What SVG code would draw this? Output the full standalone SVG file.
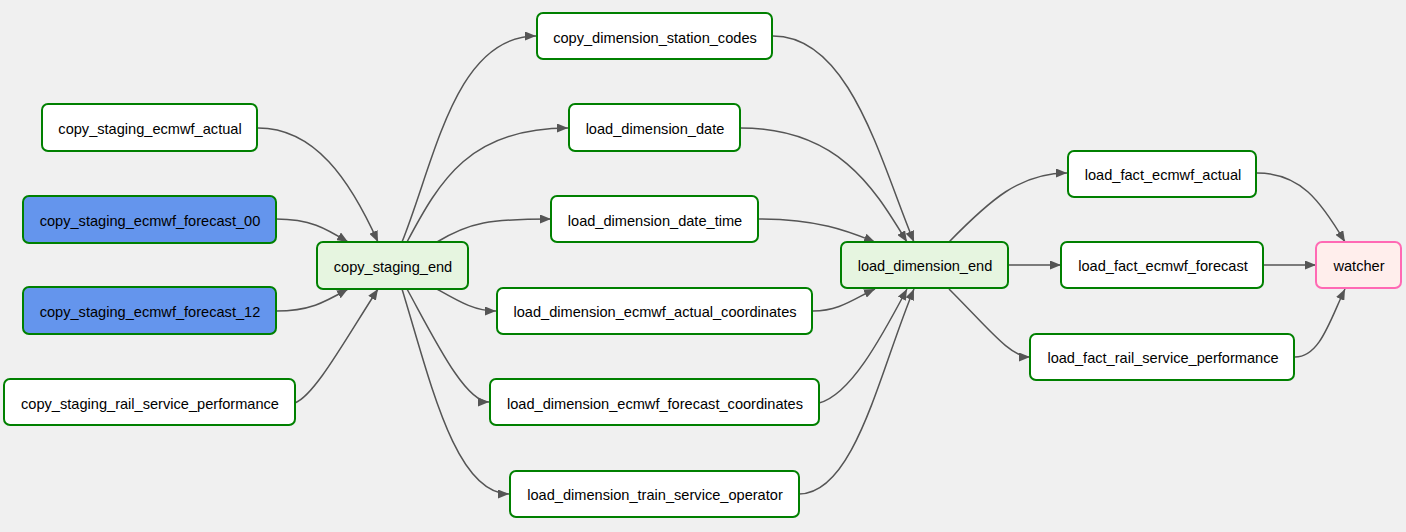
<svg xmlns="http://www.w3.org/2000/svg" width="1406" height="532" viewBox="0 0 1406 532">
<style>
.n rect{fill:#fff;stroke:#008000;stroke-width:2}
.n text{font-family:"Liberation Sans",Arial,sans-serif;font-size:14.6px;fill:#000;text-anchor:middle}
.n.blue rect{fill:#6495ed}
.n.end rect{fill:#e6f5e0}
.n.pink rect{fill:#ffeeec;stroke:#ff69b4}
.e path{fill:none;stroke:#555;stroke-width:1.5;marker-end:url(#arr)}
</style>
<defs>
<marker id="arr" markerUnits="userSpaceOnUse" markerWidth="11" markerHeight="9" refX="11" refY="4.5" orient="auto">
<path d="M0,0 L11,4.5 L0,9 z" fill="#555"/>
</marker>
</defs>
<rect width="1406" height="532" fill="#f0f0f0"/>
<g id="connectors" class="e">
<path d="M258,128 C315,128 350,180 378,242"/>
<path d="M276,219 C310,219 325,228 348,242"/>
<path d="M276,311 C310,311 325,302 348,289"/>
<path d="M295,403 C315,395 345,340 378,289"/>
<path d="M402,242 C435,160 455,36 536,36"/>
<path d="M407,242 C440,180 470,128 568,128"/>
<path d="M437,242 C470,222 490,219 551,219"/>
<path d="M437,289 C460,302 475,311 496,311"/>
<path d="M407,289 C435,340 465,402 489,402"/>
<path d="M402,289 C430,380 455,494 509,494"/>
<path d="M773,36 C850,36 880,160 914,242"/>
<path d="M740,128 C840,128 875,190 907,242"/>
<path d="M758,219 C820,219 850,232 875,242"/>
<path d="M813,311 C840,311 855,298 875,289"/>
<path d="M819,403 C850,395 880,340 907,289"/>
<path d="M799,494 C855,494 880,370 914,289"/>
<path d="M949,242 C990,200 1020,173 1067,173"/>
<path d="M1008,265 L1061,265"/>
<path d="M949,289 C990,330 1010,357 1030,357"/>
<path d="M1257,173 C1300,173 1320,200 1345,242"/>
<path d="M1263,265 L1316,265"/>
<path d="M1295,357 C1320,357 1330,320 1345,289"/>
</g>
<g id="copy_staging_ecmwf_actual" class="n"><rect x="42" y="104" width="215" height="47" rx="6"/><text x="150" y="134">copy_staging_ecmwf_actual</text></g>
<g id="copy_staging_ecmwf_forecast_00" class="n blue"><rect x="23" y="196" width="253" height="47" rx="6"/><text x="150" y="226">copy_staging_ecmwf_forecast_00</text></g>
<g id="copy_staging_ecmwf_forecast_12" class="n blue"><rect x="23" y="287" width="253" height="47" rx="6"/><text x="150" y="317">copy_staging_ecmwf_forecast_12</text></g>
<g id="copy_staging_rail_service_performance" class="n"><rect x="4" y="379" width="291" height="46" rx="6"/><text x="150" y="409">copy_staging_rail_service_performance</text></g>
<g id="copy_staging_end" class="n end"><rect x="317" y="242" width="151" height="47" rx="6"/><text x="393" y="272">copy_staging_end</text></g>
<g id="copy_dimension_station_codes" class="n"><rect x="537" y="13" width="235" height="46" rx="6"/><text x="655" y="43">copy_dimension_station_codes</text></g>
<g id="load_dimension_date" class="n"><rect x="569" y="104" width="171" height="47" rx="6"/><text x="655" y="134">load_dimension_date</text></g>
<g id="load_dimension_date_time" class="n"><rect x="551" y="196" width="207" height="46" rx="6"/><text x="655" y="226">load_dimension_date_time</text></g>
<g id="load_dimension_ecmwf_actual_coordinates" class="n"><rect x="497" y="288" width="315" height="46" rx="6"/><text x="655" y="317">load_dimension_ecmwf_actual_coordinates</text></g>
<g id="load_dimension_ecmwf_forecast_coordinates" class="n"><rect x="490" y="379" width="329" height="46" rx="6"/><text x="655" y="409">load_dimension_ecmwf_forecast_coordinates</text></g>
<g id="load_dimension_train_service_operator" class="n"><rect x="510" y="471" width="289" height="46" rx="6"/><text x="655" y="500">load_dimension_train_service_operator</text></g>
<g id="load_dimension_end" class="n end"><rect x="841" y="242" width="167" height="46" rx="6"/><text x="925" y="271">load_dimension_end</text></g>
<g id="load_fact_ecmwf_actual" class="n"><rect x="1068" y="151" width="188" height="46" rx="6"/><text x="1163" y="180">load_fact_ecmwf_actual</text></g>
<g id="load_fact_ecmwf_forecast" class="n"><rect x="1061" y="242" width="202" height="46" rx="6"/><text x="1163" y="271">load_fact_ecmwf_forecast</text></g>
<g id="load_fact_rail_service_performance" class="n"><rect x="1030" y="334" width="264" height="46" rx="6"/><text x="1163" y="363">load_fact_rail_service_performance</text></g>
<g id="watcher" class="n pink"><rect x="1316" y="242" width="85" height="46" rx="6"/><text x="1359" y="271">watcher</text></g>
</svg>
-*-*-
**EXERCISE TASK:** Exclude the pictures, and transcribe all of the material exactly.

**FINISHED EXERCISE:**
What SVG code would draw this? Output the full standalone SVG file.
<svg xmlns="http://www.w3.org/2000/svg" width="1406" height="532" viewBox="0 0 1406 532">
<style>
.n rect{fill:#fff;stroke:#008000;stroke-width:2}
.n text{font-family:"Liberation Sans",Arial,sans-serif;font-size:14.6px;fill:#000;text-anchor:middle}
.n.blue rect{fill:#6495ed}
.n.end rect{fill:#e6f5e0}
.n.pink rect{fill:#ffeeec;stroke:#ff69b4}
.e path{fill:none;stroke:#555;stroke-width:1.5;marker-end:url(#arr)}
</style>
<defs>
<marker id="arr" markerUnits="userSpaceOnUse" markerWidth="11" markerHeight="9" refX="11" refY="4.5" orient="auto">
<path d="M0,0 L11,4.5 L0,9 z" fill="#555"/>
</marker>
</defs>
<rect width="1406" height="532" fill="#f0f0f0"/>
<g id="connectors" class="e">
<path d="M258,128 C315,128 350,180 378,242"/>
<path d="M276,219 C310,219 325,228 348,242"/>
<path d="M276,311 C310,311 325,302 348,289"/>
<path d="M295,403 C315,395 345,340 378,289"/>
<path d="M402,242 C435,160 455,36 536,36"/>
<path d="M407,242 C440,180 470,128 568,128"/>
<path d="M437,242 C470,222 490,219 551,219"/>
<path d="M437,289 C460,302 475,311 496,311"/>
<path d="M407,289 C435,340 465,402 489,402"/>
<path d="M402,289 C430,380 455,494 509,494"/>
<path d="M773,36 C850,36 880,160 914,242"/>
<path d="M740,128 C840,128 875,190 907,242"/>
<path d="M758,219 C820,219 850,232 875,242"/>
<path d="M813,311 C840,311 855,298 875,289"/>
<path d="M819,403 C850,395 880,340 907,289"/>
<path d="M799,494 C855,494 880,370 914,289"/>
<path d="M949,242 C990,200 1020,173 1067,173"/>
<path d="M1008,265 L1061,265"/>
<path d="M949,289 C990,330 1010,357 1030,357"/>
<path d="M1257,173 C1300,173 1320,200 1345,242"/>
<path d="M1263,265 L1316,265"/>
<path d="M1295,357 C1320,357 1330,320 1345,289"/>
</g>
<g id="copy_staging_ecmwf_actual" class="n"><rect x="42" y="104" width="215" height="47" rx="6"/><text x="150" y="134">copy_staging_ecmwf_actual</text></g>
<g id="copy_staging_ecmwf_forecast_00" class="n blue"><rect x="23" y="196" width="253" height="47" rx="6"/><text x="150" y="226">copy_staging_ecmwf_forecast_00</text></g>
<g id="copy_staging_ecmwf_forecast_12" class="n blue"><rect x="23" y="287" width="253" height="47" rx="6"/><text x="150" y="317">copy_staging_ecmwf_forecast_12</text></g>
<g id="copy_staging_rail_service_performance" class="n"><rect x="4" y="379" width="291" height="46" rx="6"/><text x="150" y="409">copy_staging_rail_service_performance</text></g>
<g id="copy_staging_end" class="n end"><rect x="317" y="242" width="151" height="47" rx="6"/><text x="393" y="272">copy_staging_end</text></g>
<g id="copy_dimension_station_codes" class="n"><rect x="537" y="13" width="235" height="46" rx="6"/><text x="655" y="43">copy_dimension_station_codes</text></g>
<g id="load_dimension_date" class="n"><rect x="569" y="104" width="171" height="47" rx="6"/><text x="655" y="134">load_dimension_date</text></g>
<g id="load_dimension_date_time" class="n"><rect x="551" y="196" width="207" height="46" rx="6"/><text x="655" y="226">load_dimension_date_time</text></g>
<g id="load_dimension_ecmwf_actual_coordinates" class="n"><rect x="497" y="288" width="315" height="46" rx="6"/><text x="655" y="317">load_dimension_ecmwf_actual_coordinates</text></g>
<g id="load_dimension_ecmwf_forecast_coordinates" class="n"><rect x="490" y="379" width="329" height="46" rx="6"/><text x="655" y="409">load_dimension_ecmwf_forecast_coordinates</text></g>
<g id="load_dimension_train_service_operator" class="n"><rect x="510" y="471" width="289" height="46" rx="6"/><text x="655" y="500">load_dimension_train_service_operator</text></g>
<g id="load_dimension_end" class="n end"><rect x="841" y="242" width="167" height="46" rx="6"/><text x="925" y="271">load_dimension_end</text></g>
<g id="load_fact_ecmwf_actual" class="n"><rect x="1068" y="151" width="188" height="46" rx="6"/><text x="1163" y="180">load_fact_ecmwf_actual</text></g>
<g id="load_fact_ecmwf_forecast" class="n"><rect x="1061" y="242" width="202" height="46" rx="6"/><text x="1163" y="271">load_fact_ecmwf_forecast</text></g>
<g id="load_fact_rail_service_performance" class="n"><rect x="1030" y="334" width="264" height="46" rx="6"/><text x="1163" y="363">load_fact_rail_service_performance</text></g>
<g id="watcher" class="n pink"><rect x="1316" y="242" width="85" height="46" rx="6"/><text x="1359" y="271">watcher</text></g>
</svg>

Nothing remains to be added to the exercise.